I willed the line to go faster so I could talk to them.
Once through, shoes not even on, I practically tripped as I searched for the family.
I walked right up to them.
‘Hi, my name is Kate. Is this your amazing son?’
‘Yes. This is Phillip.’
I turned to him and waved. He waved back. ‘Hi Phillip. My name is Kate. How old are you?’
‘17’ he said.
‘You did an amazing job dude.’
The parents and I chatted for a minute. About my Cooper. About Phillip. It was like we’d known each other for years. Because of autism. See, when you meet a parent who gets it, who has lived the same life, there is no explaining or justifying. Only understanding.
I told them about my fear of airports for my son. But more importantly, my fear of unkind people. They told me to do it anyways. Travel. Bring him they said. You can do it.
We chatted about headphones and adult strollers. About standing out and not blending in. About the feelings that go into using them.
Then the dad said something that I will carry with me.
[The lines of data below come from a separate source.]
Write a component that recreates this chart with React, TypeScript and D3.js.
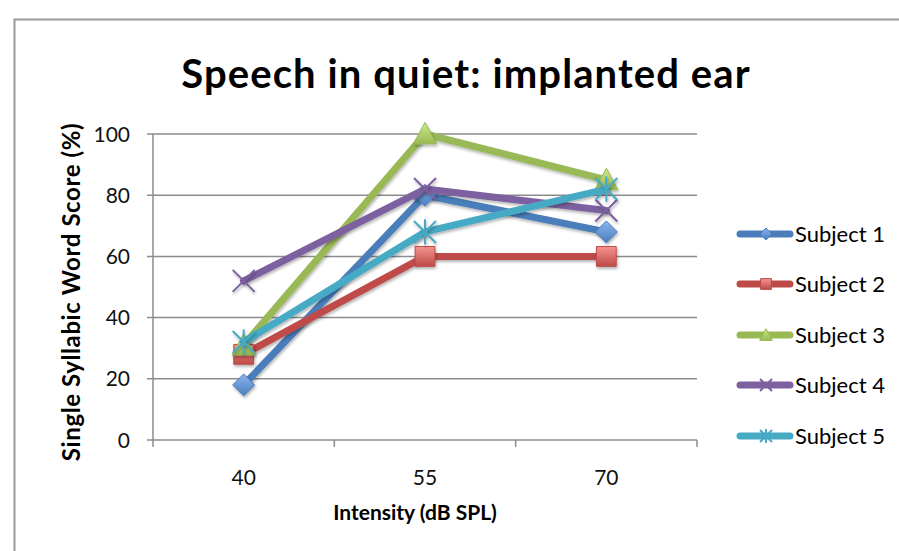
import React from "react";
import { scaleBand, scaleLinear, line } from "d3";

// Datos
const intensities = ["40", "55", "70"];
const subjects = ["Subject 1", "Subject 2", "Subject 3", "Subject 4", "Subject 5"];
const subject1 = [18, 80, 68];
const subject2 = [28, 60, 60];
const subject3 = [31, 100, 85];
const subject4 = [52, 82, 75];
const subject5 = [32, 68, 82];
const yTicks = [0, 20, 40, 60, 80, 100];

const seriesValues = [subject1, subject2, subject3, subject4, subject5];
const lineColors = ["#4A7EBB", "#BE4B48", "#98B954", "#7D60A0", "#46AAC5"];
const fillLight = ["#8AB4F0", "#F5948F", "#CDEA8A", "#A68BCB", "#7FD3EA"];
const markers = ["diamond", "square", "triangle", "x", "star"];

const W = 899;
const H = 551;
const margin = { left: 153, right: 202, top: 134, bottom: 111 };
const font = "Lato, 'Open Sans', sans-serif";

// Formas de los marcadores (r = medio ancho)
const markerPath = (kind: string, r: number) => {
  if (kind === "diamond") return `M0,${-r}L${r},0L0,${r}L${-r},0Z`;
  if (kind === "square") return `M${-r * 0.9},${-r * 0.9}H${r * 0.9}V${r * 0.9}H${-r * 0.9}Z`;
  if (kind === "triangle") return `M0,${-r * 1.05}L${r * 1.05},${r * 0.9}L${-r * 1.05},${r * 0.9}Z`;
  if (kind === "x") return `M${-r},${-r}L${r},${r}M${-r},${r}L${r},${-r}`;
  return `M${-r},${-r}L${r},${r}M${-r},${r}L${r},${-r}M0,${-r * 1.15}L0,${r * 1.15}`;
};

const Marker: React.FC<{ kind: string; i: number; x: number; y: number; r: number }> = ({ kind, i, x, y, r }) => {
  const open = kind === "x" || kind === "star";
  return (
    <path
      transform={`translate(${x},${y})`}
      d={markerPath(kind, r)}
      fill={open ? "none" : `url(#grad${i})`}
      stroke={lineColors[i]}
      strokeWidth={open ? 2 : 1}
    />
  );
};

const App: React.FC = () => {
  const plotW = W - margin.left - margin.right;
  const plotH = H - margin.top - margin.bottom;

  const xScale = scaleBand<string>().domain(intensities).range([margin.left, margin.left + plotW]);
  const yScale = scaleLinear().domain([0, 100]).range([margin.top + plotH, margin.top]);

  const cx = (k: string) => xScale(k)! + xScale.bandwidth() / 2;
  const lineGen = line<number>()
    .x((_, j) => cx(intensities[j]))
    .y((d) => yScale(d));

  const legendY = [234, 284, 335, 385, 436];

  return (
    <svg width={W} height={H} style={{ position: "absolute", left: 0, top: 0, background: "#fff" }} fontFamily={font}>
      <defs>
        {lineColors.map((c, i) => (
          <linearGradient key={i} id={`grad${i}`} x1="0" y1="0" x2="0" y2="1">
            <stop offset="0" stopColor={fillLight[i]} />
            <stop offset="1" stopColor={c} />
          </linearGradient>
        ))}
        <filter id="shadow" x="-50%" y="-50%" width="200%" height="200%">
          <feDropShadow dx="1" dy="2" stdDeviation="1.5" floodColor="#000" floodOpacity="0.3" />
        </filter>
      </defs>

      {/* Marco */}
      <rect x={14.5} y={19.5} width={W} height={H} fill="none" stroke="#9a9a9a" strokeWidth={2} />

      {/* Título */}
      <text x={466} y={88} textAnchor="middle" fontSize={40} fontWeight="bold" letterSpacing={1.1} fill="#000">
        Speech in quiet: implanted ear
      </text>

      {/* Cuadrícula y eje Y */}
      {yTicks.map((t) => (
        <g key={t}>
          <line x1={margin.left - 6} x2={margin.left + plotW} y1={yScale(t)} y2={yScale(t)} stroke="#8c8c8c" strokeWidth={1.5} />
          <text x={130} y={yScale(t)} dy="0.36em" textAnchor="end" fontSize={21} fill="#111">
            {t}
          </text>
        </g>
      ))}

      <line x1={margin.left} x2={margin.left} y1={margin.top} y2={margin.top + plotH} stroke="#8c8c8c" strokeWidth={1.5} />
      {[...intensities.map((k) => xScale(k)!), margin.left + plotW].map((x, i) => (
        <line key={i} x1={x} x2={x} y1={margin.top + plotH} y2={margin.top + plotH + 7} stroke="#8c8c8c" strokeWidth={1.5} />
      ))}
      {intensities.map((k) => (
        <text key={k} x={cx(k)} y={485} textAnchor="middle" fontSize={21} fill="#111">
          {k}
        </text>
      ))}

      {/* Títulos de los ejes */}
      <text x={415} y={520} textAnchor="middle" fontSize={21} fontWeight="bold" fill="#000">
        Intensity (dB SPL)
      </text>
      <text transform={`translate(80,${margin.top + plotH / 2 + 5}) rotate(-90)`} textAnchor="middle" fontSize={24} letterSpacing={0.6} fontWeight="bold" fill="#000">
        Single Syllabic Word Score (%)
      </text>

      {/* Series */}
      {seriesValues.map((vals, i) => (
        <g key={i}>
          <path d={lineGen(vals)!} fill="none" stroke={lineColors[i]} strokeWidth={7} strokeLinejoin="round" strokeLinecap="round" filter="url(#shadow)" />
          <g filter="url(#shadow)">
            {vals.map((v, j) => (
              <Marker key={j} kind={markers[i]} i={i} x={cx(intensities[j])} y={yScale(v)} r={11} />
            ))}
          </g>
        </g>
      ))}

      {/* Leyenda */}
      {subjects.map((s, i) => (
        <g key={s}>
          <line x1={740} x2={790} y1={legendY[i]} y2={legendY[i]} stroke={lineColors[i]} strokeWidth={7} strokeLinecap="round" />
          <Marker kind={markers[i]} i={i} x={766} y={legendY[i]} r={6} />
          <text x={795} y={legendY[i]} dy="0.36em" fontSize={22} fill="#000">
            {s}
          </text>
        </g>
      ))}
    </svg>
  );
};

export default App;
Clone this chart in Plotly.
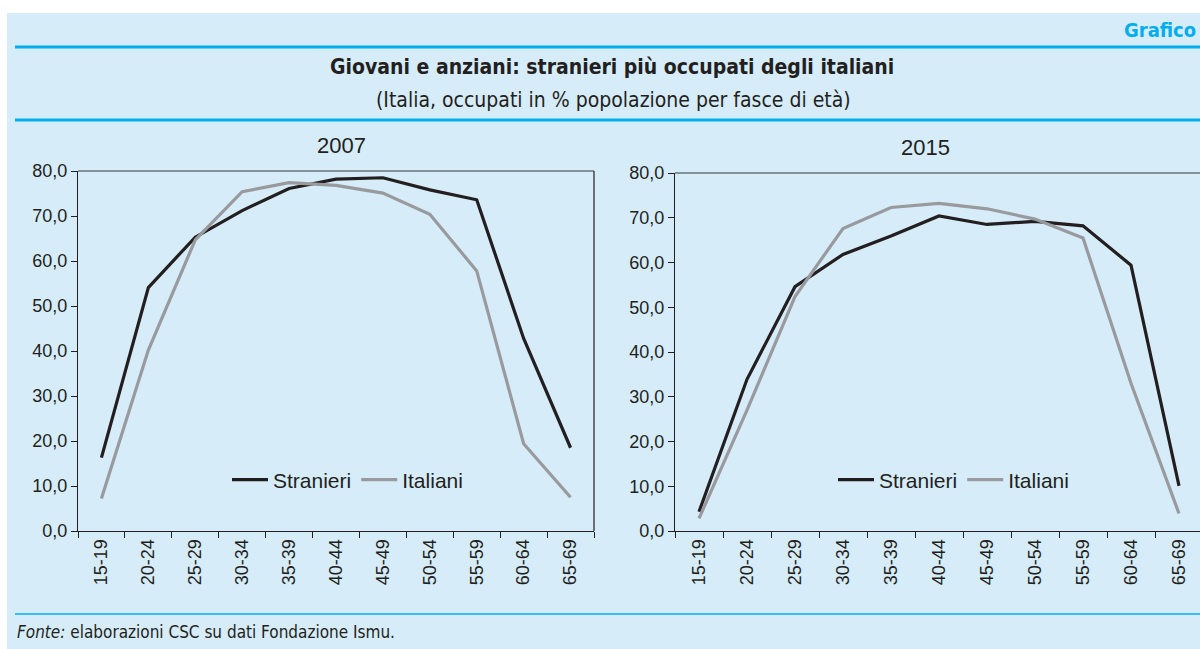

‘It’s about the quality of life for our kids AND for our families. Take the help. Use the stroller. Use the headphones. Use anything that can help our kids.’
I ended it by telling them what a great job they were doing. And thanking them for showing me the way. And the future.
As I sit here, waiting to board, I’m reflecting how last night I tried to mingle with people and froze. I didn’t know what to say about the weather and the Super Bowl. I felt out of place. But this morning, I chased a family with a boy wearing yellow headphones, just to say good job and thank you.
I often say I live in two worlds. I know where I feel the most comfortable.
I love finding autism, my son’s autism, out in the world. Look for your people. They will show you the way.